AutorIn: Stefan Wacker | 1. April 2021 | Kategorie: Kollaboration
Personas sind das CX-Werkzeug, das am kontroversesten diskutiert wird, so meine Erfahrung aus Kundenprojekten.
Manchen helfen sie sofort und dort lösen sie viele neue Denkprozesse und Lösungsansätze aus. Und bei anderen erzeugen sie einen regelrechten Widerstand, so dass die Arbeit mit Personas jeglichen Flow im Keim zu ersticken droht.
Tipps für die Arbeit mit Personas
Für den ersten Fall gebe ich unten noch ein Beispiel aus meiner Praxis. Doch zunächst einige Tipps, die erfahrungsgemäß die Arbeit mit Personas erleichtern:
- Iterativ vorgehen. Wie bei allen Tools ist es auch bei Personas sinnvoll, mit einem ersten groben Wurf zu starten, mit diesem zu arbeiten und ihn dann schrittweise zu verfeinern, wo es uns nützt.

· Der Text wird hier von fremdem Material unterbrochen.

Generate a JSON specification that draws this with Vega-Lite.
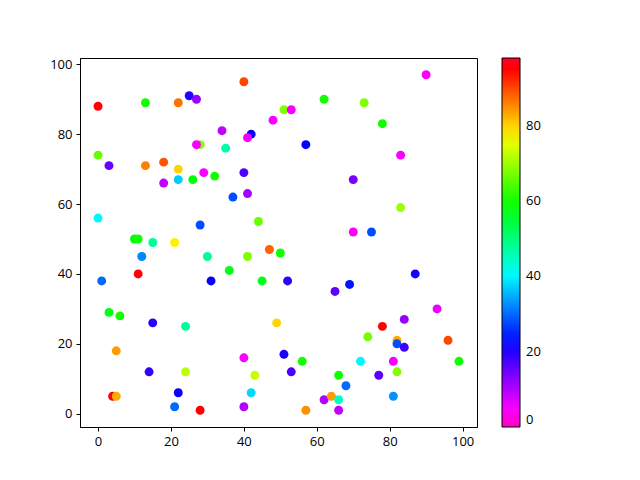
{
  "$schema": "https://vega.github.io/schema/vega-lite/v6.json",
  "autosize": {"type": "none"},
  "padding": {"left": 80, "top": 58, "right": 163, "bottom": 53},
  "width": 397,
  "height": 369,
  "background": "white",
  "config": {
    "view": {"stroke": "black", "strokeWidth": 1},
    "font": "Open Sans",
    "axis": {"grid": false, "domain": true, "domainColor": "black", "tickColor": "black", "tickSize": 4, "labelFontSize": 13, "labelColor": "black", "labelPadding": 4, "labelFont": "Open Sans"},
    "legend": {"labelFontSize": 13, "labelColor": "black", "labelFont": "Open Sans"}
  },
  "data": {"values": [
    {"x":0,"y":88,"c":95},{"x":13,"y":89,"c":60},{"x":22,"y":89,"c":87},{"x":25,"y":91,"c":20},{"x":27,"y":90,"c":12},
    {"x":40,"y":95,"c":90},{"x":48,"y":84,"c":5},{"x":34,"y":81,"c":9},{"x":42,"y":80,"c":22},{"x":41,"y":79,"c":5},
    {"x":28,"y":77,"c":68},{"x":27,"y":77,"c":5},{"x":35,"y":76,"c":47},{"x":0,"y":74,"c":66},{"x":3,"y":71,"c":15},
    {"x":13,"y":71,"c":86},{"x":18,"y":72,"c":89},{"x":22,"y":70,"c":80},{"x":29,"y":69,"c":5},{"x":32,"y":68,"c":60},
    {"x":40,"y":69,"c":17},{"x":18,"y":66,"c":9},{"x":22,"y":67,"c":37},{"x":26,"y":67,"c":58},{"x":41,"y":63,"c":11},
    {"x":37,"y":62,"c":28},{"x":0,"y":56,"c":40},{"x":44,"y":55,"c":66},{"x":28,"y":54,"c":28},{"x":10,"y":50,"c":58},
    {"x":11,"y":50,"c":60},{"x":15,"y":49,"c":48},{"x":21,"y":49,"c":78},{"x":47,"y":47,"c":88},{"x":90,"y":97,"c":5},
    {"x":62,"y":90,"c":60},{"x":73,"y":89,"c":68},{"x":51,"y":87,"c":68},{"x":53,"y":87,"c":5},{"x":78,"y":83,"c":60},
    {"x":57,"y":77,"c":22},{"x":83,"y":74,"c":5},{"x":70,"y":67,"c":14},{"x":83,"y":59,"c":70},{"x":70,"y":52,"c":5},
    {"x":75,"y":52,"c":28},{"x":50,"y":46,"c":60},{"x":12,"y":45,"c":32},{"x":30,"y":45,"c":48},{"x":41,"y":45,"c":68},
    {"x":36,"y":41,"c":57},{"x":11,"y":40,"c":96},{"x":1,"y":38,"c":30},{"x":31,"y":38,"c":22},{"x":45,"y":38,"c":57},
    {"x":3,"y":29,"c":57},{"x":6,"y":28,"c":60},{"x":15,"y":26,"c":20},{"x":24,"y":25,"c":48},{"x":49,"y":26,"c":80},
    {"x":5,"y":18,"c":84},{"x":40,"y":16,"c":5},{"x":14,"y":12,"c":19},{"x":24,"y":12,"c":72},{"x":43,"y":11,"c":73},
    {"x":4,"y":5,"c":96},{"x":5,"y":5,"c":83},{"x":22,"y":6,"c":22},{"x":42,"y":6,"c":38},{"x":21,"y":2,"c":30},
    {"x":28,"y":1,"c":95},{"x":40,"y":2,"c":10},{"x":52,"y":38,"c":19},{"x":65,"y":35,"c":16},{"x":69,"y":37,"c":24},
    {"x":87,"y":40,"c":21},{"x":93,"y":30,"c":6},{"x":84,"y":27,"c":12},{"x":78,"y":25,"c":95},{"x":74,"y":22,"c":67},
    {"x":82,"y":21,"c":83},{"x":82,"y":20,"c":28},{"x":84,"y":19,"c":18},{"x":96,"y":21,"c":90},{"x":51,"y":17,"c":21},
    {"x":56,"y":15,"c":60},{"x":53,"y":12,"c":17},{"x":72,"y":15,"c":40},{"x":81,"y":15,"c":5},{"x":99,"y":15,"c":60},
    {"x":66,"y":11,"c":60},{"x":77,"y":11,"c":16},{"x":82,"y":12,"c":68},{"x":68,"y":8,"c":30},{"x":62,"y":4,"c":10},
    {"x":64,"y":5,"c":84},{"x":66,"y":4,"c":45},{"x":66,"y":1,"c":9},{"x":57,"y":1,"c":85},{"x":81,"y":5,"c":33}
  ]},
  "mark": {"type": "circle", "size": 80, "opacity": 1},
  "encoding": {
    "x": {"field": "x", "type": "quantitative", "scale": {"domain": [-4.95, 103.95], "nice": false, "zero": false},
          "axis": {"values": [0, 20, 40, 60, 80, 100], "title": null}},
    "y": {"field": "y", "type": "quantitative", "scale": {"domain": [-3.8, 101.8], "nice": false, "zero": false},
          "axis": {"values": [0, 20, 40, 60, 80, 100], "title": null}},
    "color": {"field": "c", "type": "quantitative",
      "scale": {"domain": [0, 4.5, 22.5, 40.6, 58.8, 76.9, 95.1, 98],
                "range": ["#ff00bf", "#ff00ff", "#0000ff", "#00ffff", "#00ff00", "#ffff00", "#ff0000", "#ff0029"],
                "interpolate": "rgb"},
      "legend": {"title": null, "orient": "none", "legendX": 422, "legendY": 0, "direction": "vertical",
                 "gradientLength": 369, "gradientThickness": 18, "gradientStrokeColor": "black", "gradientStrokeWidth": 1,
                 "values": [0, 20, 40, 60, 80], "labelOffset": 6, "labelBaseline": "middle",
                 "encode": {"labels": {"update": {"baseline": {"value": "middle"}}}}}}
  }
}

- Weniger ist mehr. Häufig gibt es die Befürchtung, nicht ausreichend zu differenzieren oder nicht das ganze Bild abzudecken und so entstehen zu viele Personas. Dann geht der Nutzen von Archetypen verloren. Natürlich sind Personas Vereinfachungen – wie jedes Modell. Doch diese Vereinfachungen sollen uns ja dabei helfen, wesentliche Erkenntnisse zu gewinnen und uns auf diese zu fokussieren.
- Redundanzen vermeiden. Viele Abteilungen, viele Projekte, viele Berater (!) führen oft zu vielen Persona-Ansätzen. Selbstverständlich ist es viel einfacher, sich schnell eigene Personas zu entwickeln. Die passen dann zu den eigenen Vorlieben und Denkmustern und unsere Welt bleibt in Ordnung. Nur hat sie nicht mehr so viel mit der Realität zu tun. Es sind überall, an jedem Touchpoint, doch die gleichen Kunden, auf die wir treffen. Und im CX-Management geht es gerade darum, Silos zu überwinden. Und diese Silos sind fast immer „Denk-Silos“. Oft löst der Prozess des gemeinsamen Diskutierens über Personas schon die entscheidenden Erkenntnisse aus. (Siehe mein Praxisbeispiel unten.) Das ist mühsam. Aber es ist CX-Management.
- Sichtbarkeit herstellen. Die meisten Personas leben in Schubladen. Und irgendwann erinnert sich mal jemand an sie und holt sie wieder hervor. Den Aufwand für diese Personas sollten wir uns tatsächlich sparen. Personas sollen uns eine Orientierung geben, um uns in unserer Wertschöpfung immer wieder an ihnen auszurichten. Dazu müssen sie präsent sein. Das lässt sich kreativ gestalten und wir brauchen sie dazu auch nicht in Hochglanz. Es soll ja Teams geben, die für die wichtigste Persona immer einen Stuhl im Meeting freihalten. Heute wäre das dann wohl ein Avatar in unseren Zoom-Konferenzen.
Und hier mein Praxisbeispiel
In einem Service Design Projekt, in dem es darum ging, neue bzw. bessere Angebote für die Kunden zu entwickeln, hätten wir im Grunde schon nach der Erarbeitung der Personas aufhören können. Denn durch die Zuammenarbeit mehrerer Bereiche und den „Zwang“, sich auf gemeinsame Personas zu einigen, wurde deutlich: das größte vertriebliche Potenzial liegt beim Kunden bei einer Gruppe von Mitarbeitern, die noch niemand im Auge hatte, nämlich bei den Qualitätsmanagern.
Alle Anstrengungen fokussierten sich bisher auf die Techniker als Ansprechpartner, die aber völlig andere Bedürfnisse hatten. Für sie sollte der Prozess bequem, schnell, ohne großes eigenes Zutun vonstatten gehen. Die Qualitätsmanager legten Wert auf Dokumentation, auf Zertifizierungen, auf persönliches Renommee. Beide Gruppen also wichtig, aber beide mit völlig unterschiedlichen Bedürfnissen. Hinzu kam in diesem Fall, dass die Qualitätsmanager bislang völlig übersehen wurden, aber sogar mehr Einfluss hatten. Den Erfolg dieser Arbeit mit Personas können Sie sicher leicht abschätzen.